Peter’s Chair by Ezra Jack Keats was the magical book. A very intuitive teacher at his very Jewish — and therefore very white — preschool could see that baby boy was feeling some type of way about the expansion of Mommy’s midsection. I remember his little eyebrows used to tug together whenever I mentioned having to go to the doctor to make sure his baby brother was doing okay in my belly. Little dude was shook.

And Emily, his teacher, noticed. So she pulled him aside one day and read Peter’s Chair. When I arrived to pick him up that afternoon, she told me how his whole face lit up when he saw Peter. How his expressions shifted as she read through this classic story about a little black boy who watches his whole world change as his parents prepare to welcome a new baby — they take all Peter’s stuff and start painting it pink, and Peter, like my son, really wasn’t into the whole thing.

So we bought the book. And he asked for it constantly. And when he started reading independently, it’s the book he reached for. Now he reaches for other books as well. Without being told to.

Little dude is really and truly into reading.

It could be said that I’m looking too far into the behavior of an almost 6-year-old, but I really do think — KNOW — there’s something vital about seeing oneself reflected in books. Books are important (duh). Literacy is literally the foundation for any form of success. Gotta be able to read and write if you wanna get anywhere in life.

So back to books. To encourage literacy, we give kids books. And they read them. But can you imagine somebody saying, “Now here are the MOST IMPORTANT THINGS YOU NEED TO READ,” and then you read them … and you’re not in them?

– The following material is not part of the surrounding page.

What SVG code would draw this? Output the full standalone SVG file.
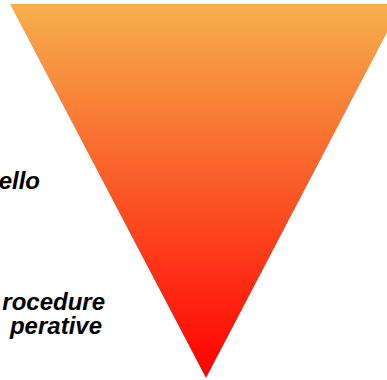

I don’t have statistics to support my theory, but this is what I can tell you as an author and as a mom: discovering one’s presence in books like my son did is what makes kids feel like they EXIST. It validates their place and their value in the world. Because you know what? They know other people are reading books about them, too. They know they’re being seen. Every day I hear from kids who tell me: “Ms. Stone, your book was the first one I ever finished. I could really relate!”

But that’s not even the best part. The best part is the follow-up question:

“So, like, what else should I read?”

Every. Single. Time.

It only takes one book to make a kid a reader. And readers, statistically, do better. In every area of life.

So let’s commit to helping kids find their personal Peter’s Chair. As parents, as educators, as aunties and uncles, as grown-ups in general, there’s no better way to empower the babies. To get that foundation of literacy in place so they’ll have something firm to jump off of as they leap toward success.

Because one day when we are all old as dirt and back in diapers, our fates will be in their hands. Let’s make sure their highest priority is paying us back for the rich, full lives they’ve accomplished after we handed them the right book.